— BEGIN Provided data —
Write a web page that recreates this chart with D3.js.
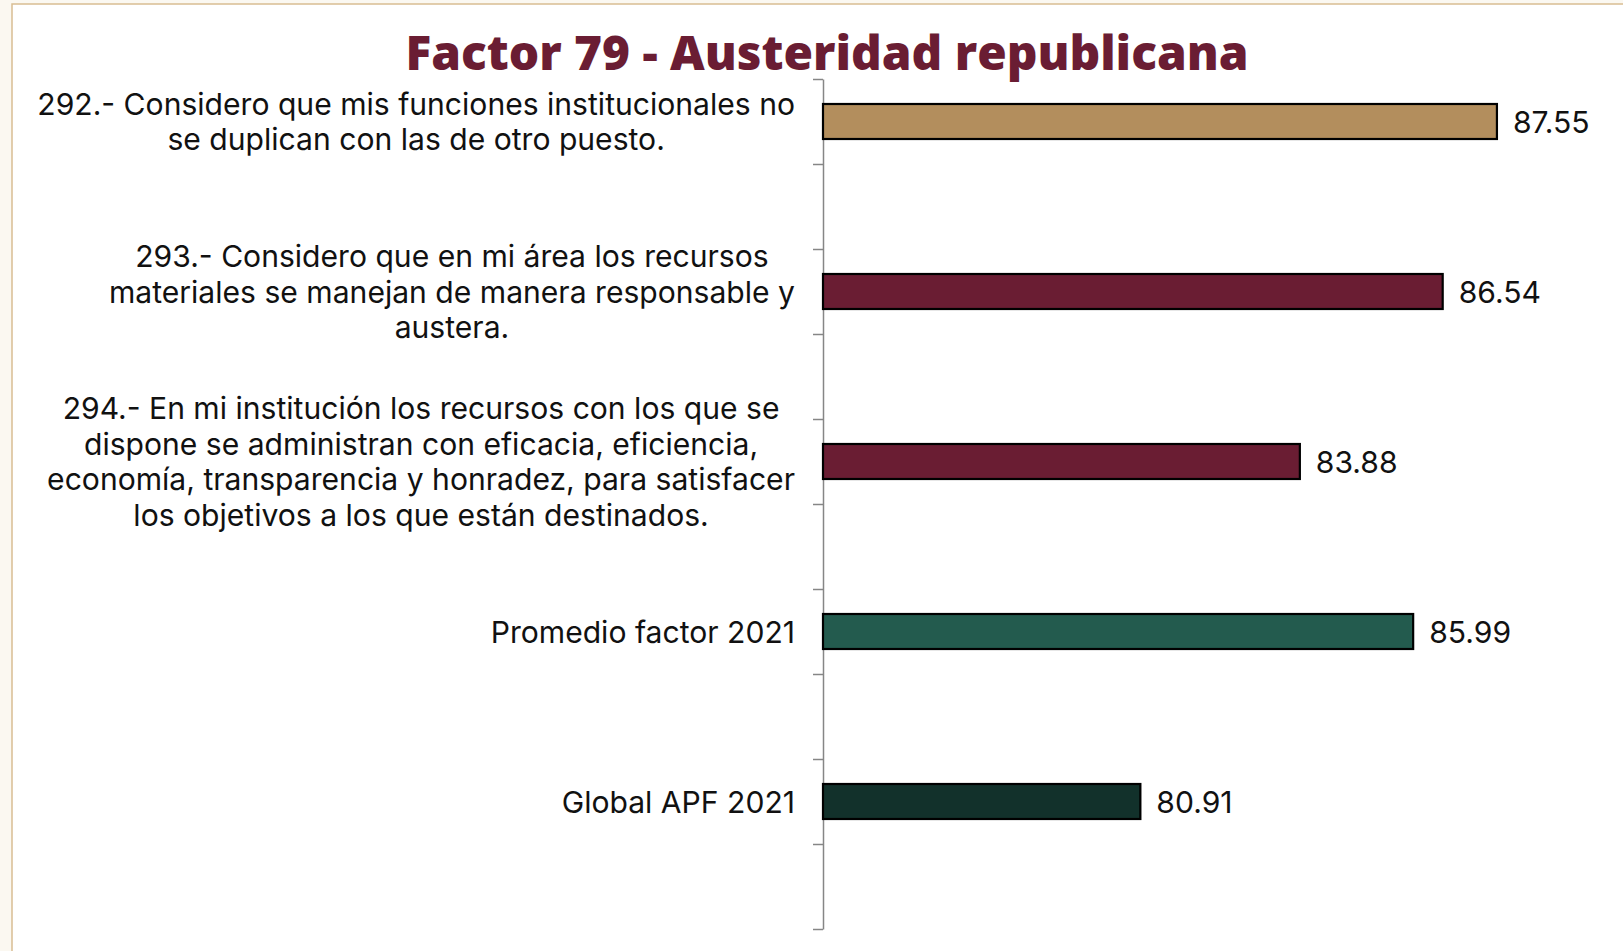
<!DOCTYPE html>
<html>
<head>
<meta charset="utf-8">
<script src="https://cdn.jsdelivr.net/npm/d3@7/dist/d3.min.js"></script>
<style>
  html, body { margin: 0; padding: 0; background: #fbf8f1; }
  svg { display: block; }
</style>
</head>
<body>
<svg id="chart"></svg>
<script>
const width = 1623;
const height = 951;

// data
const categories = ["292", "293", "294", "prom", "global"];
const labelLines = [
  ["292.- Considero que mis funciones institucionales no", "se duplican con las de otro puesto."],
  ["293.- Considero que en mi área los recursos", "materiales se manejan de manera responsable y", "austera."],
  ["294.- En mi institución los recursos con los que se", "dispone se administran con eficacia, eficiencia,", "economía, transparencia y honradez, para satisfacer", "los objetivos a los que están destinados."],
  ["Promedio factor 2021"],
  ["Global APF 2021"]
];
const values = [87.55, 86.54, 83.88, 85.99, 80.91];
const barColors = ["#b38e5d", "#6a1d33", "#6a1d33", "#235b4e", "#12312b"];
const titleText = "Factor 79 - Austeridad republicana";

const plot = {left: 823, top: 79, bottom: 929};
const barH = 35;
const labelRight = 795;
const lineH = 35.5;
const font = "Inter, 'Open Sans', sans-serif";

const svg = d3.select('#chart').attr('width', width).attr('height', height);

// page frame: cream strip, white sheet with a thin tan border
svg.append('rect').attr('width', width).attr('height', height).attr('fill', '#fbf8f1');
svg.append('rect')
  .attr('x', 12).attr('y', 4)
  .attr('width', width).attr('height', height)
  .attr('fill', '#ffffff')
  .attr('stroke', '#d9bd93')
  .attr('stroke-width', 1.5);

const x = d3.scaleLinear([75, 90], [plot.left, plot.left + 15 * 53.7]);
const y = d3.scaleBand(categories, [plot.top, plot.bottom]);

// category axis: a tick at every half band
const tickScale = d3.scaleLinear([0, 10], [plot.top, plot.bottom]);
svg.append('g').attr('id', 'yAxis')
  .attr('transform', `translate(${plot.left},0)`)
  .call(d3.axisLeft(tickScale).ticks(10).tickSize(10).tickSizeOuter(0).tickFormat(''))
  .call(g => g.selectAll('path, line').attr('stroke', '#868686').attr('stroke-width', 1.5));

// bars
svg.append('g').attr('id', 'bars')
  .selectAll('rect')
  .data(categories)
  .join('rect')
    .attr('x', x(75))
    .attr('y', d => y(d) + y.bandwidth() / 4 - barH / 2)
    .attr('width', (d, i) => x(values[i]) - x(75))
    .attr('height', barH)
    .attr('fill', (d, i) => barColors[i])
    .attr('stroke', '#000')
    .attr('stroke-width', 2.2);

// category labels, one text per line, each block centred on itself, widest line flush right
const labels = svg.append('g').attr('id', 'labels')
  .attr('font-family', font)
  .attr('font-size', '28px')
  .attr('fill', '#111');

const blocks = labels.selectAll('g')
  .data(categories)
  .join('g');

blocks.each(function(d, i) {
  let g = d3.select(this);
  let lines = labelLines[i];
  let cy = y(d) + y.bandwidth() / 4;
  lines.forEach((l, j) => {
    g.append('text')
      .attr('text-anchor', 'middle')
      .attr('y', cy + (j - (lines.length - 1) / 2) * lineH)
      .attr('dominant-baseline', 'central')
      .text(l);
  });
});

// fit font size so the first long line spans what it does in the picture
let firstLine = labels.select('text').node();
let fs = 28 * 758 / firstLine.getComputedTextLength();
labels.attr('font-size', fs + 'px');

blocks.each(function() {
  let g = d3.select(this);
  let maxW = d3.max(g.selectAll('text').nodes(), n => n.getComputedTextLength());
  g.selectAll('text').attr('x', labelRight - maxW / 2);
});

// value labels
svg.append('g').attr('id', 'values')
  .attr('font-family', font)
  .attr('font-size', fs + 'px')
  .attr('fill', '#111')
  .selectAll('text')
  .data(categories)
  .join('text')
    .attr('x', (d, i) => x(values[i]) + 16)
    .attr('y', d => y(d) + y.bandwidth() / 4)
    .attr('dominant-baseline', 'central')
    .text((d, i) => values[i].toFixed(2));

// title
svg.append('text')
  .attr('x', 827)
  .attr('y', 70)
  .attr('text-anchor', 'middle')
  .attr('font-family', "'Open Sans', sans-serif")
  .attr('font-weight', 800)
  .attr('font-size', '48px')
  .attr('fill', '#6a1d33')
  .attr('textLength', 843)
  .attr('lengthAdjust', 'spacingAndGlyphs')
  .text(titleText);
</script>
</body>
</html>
— END Provided data —
# Given exercise:
Extract every line of the data exactly; pictures stay out.

# Finished exercise:
Write a web page that recreates this chart with D3.js.
<!DOCTYPE html>
<html>
<head>
<meta charset="utf-8">
<script src="https://cdn.jsdelivr.net/npm/d3@7/dist/d3.min.js"></script>
<style>
  html, body { margin: 0; padding: 0; background: #fbf8f1; }
  svg { display: block; }
</style>
</head>
<body>
<svg id="chart"></svg>
<script>
const width = 1623;
const height = 951;

// data
const categories = ["292", "293", "294", "prom", "global"];
const labelLines = [
  ["292.- Considero que mis funciones institucionales no", "se duplican con las de otro puesto."],
  ["293.- Considero que en mi área los recursos", "materiales se manejan de manera responsable y", "austera."],
  ["294.- En mi institución los recursos con los que se", "dispone se administran con eficacia, eficiencia,", "economía, transparencia y honradez, para satisfacer", "los objetivos a los que están destinados."],
  ["Promedio factor 2021"],
  ["Global APF 2021"]
];
const values = [87.55, 86.54, 83.88, 85.99, 80.91];
const barColors = ["#b38e5d", "#6a1d33", "#6a1d33", "#235b4e", "#12312b"];
const titleText = "Factor 79 - Austeridad republicana";

const plot = {left: 823, top: 79, bottom: 929};
const barH = 35;
const labelRight = 795;
const lineH = 35.5;
const font = "Inter, 'Open Sans', sans-serif";

const svg = d3.select('#chart').attr('width', width).attr('height', height);

// page frame: cream strip, white sheet with a thin tan border
svg.append('rect').attr('width', width).attr('height', height).attr('fill', '#fbf8f1');
svg.append('rect')
  .attr('x', 12).attr('y', 4)
  .attr('width', width).attr('height', height)
  .attr('fill', '#ffffff')
  .attr('stroke', '#d9bd93')
  .attr('stroke-width', 1.5);

const x = d3.scaleLinear([75, 90], [plot.left, plot.left + 15 * 53.7]);
const y = d3.scaleBand(categories, [plot.top, plot.bottom]);

// category axis: a tick at every half band
const tickScale = d3.scaleLinear([0, 10], [plot.top, plot.bottom]);
svg.append('g').attr('id', 'yAxis')
  .attr('transform', `translate(${plot.left},0)`)
  .call(d3.axisLeft(tickScale).ticks(10).tickSize(10).tickSizeOuter(0).tickFormat(''))
  .call(g => g.selectAll('path, line').attr('stroke', '#868686').attr('stroke-width', 1.5));

// bars
svg.append('g').attr('id', 'bars')
  .selectAll('rect')
  .data(categories)
  .join('rect')
    .attr('x', x(75))
    .attr('y', d => y(d) + y.bandwidth() / 4 - barH / 2)
    .attr('width', (d, i) => x(values[i]) - x(75))
    .attr('height', barH)
    .attr('fill', (d, i) => barColors[i])
    .attr('stroke', '#000')
    .attr('stroke-width', 2.2);

// category labels, one text per line, each block centred on itself, widest line flush right
const labels = svg.append('g').attr('id', 'labels')
  .attr('font-family', font)
  .attr('font-size', '28px')
  .attr('fill', '#111');

const blocks = labels.selectAll('g')
  .data(categories)
  .join('g');

blocks.each(function(d, i) {
  let g = d3.select(this);
  let lines = labelLines[i];
  let cy = y(d) + y.bandwidth() / 4;
  lines.forEach((l, j) => {
    g.append('text')
      .attr('text-anchor', 'middle')
      .attr('y', cy + (j - (lines.length - 1) / 2) * lineH)
      .attr('dominant-baseline', 'central')
      .text(l);
  });
});

// fit font size so the first long line spans what it does in the picture
let firstLine = labels.select('text').node();
let fs = 28 * 758 / firstLine.getComputedTextLength();
labels.attr('font-size', fs + 'px');

blocks.each(function() {
  let g = d3.select(this);
  let maxW = d3.max(g.selectAll('text').nodes(), n => n.getComputedTextLength());
  g.selectAll('text').attr('x', labelRight - maxW / 2);
});

// value labels
svg.append('g').attr('id', 'values')
  .attr('font-family', font)
  .attr('font-size', fs + 'px')
  .attr('fill', '#111')
  .selectAll('text')
  .data(categories)
  .join('text')
    .attr('x', (d, i) => x(values[i]) + 16)
    .attr('y', d => y(d) + y.bandwidth() / 4)
    .attr('dominant-baseline', 'central')
    .text((d, i) => values[i].toFixed(2));

// title
svg.append('text')
  .attr('x', 827)
  .attr('y', 70)
  .attr('text-anchor', 'middle')
  .attr('font-family', "'Open Sans', sans-serif")
  .attr('font-weight', 800)
  .attr('font-size', '48px')
  .attr('fill', '#6a1d33')
  .attr('textLength', 843)
  .attr('lengthAdjust', 'spacingAndGlyphs')
  .text(titleText);
</script>
</body>
</html>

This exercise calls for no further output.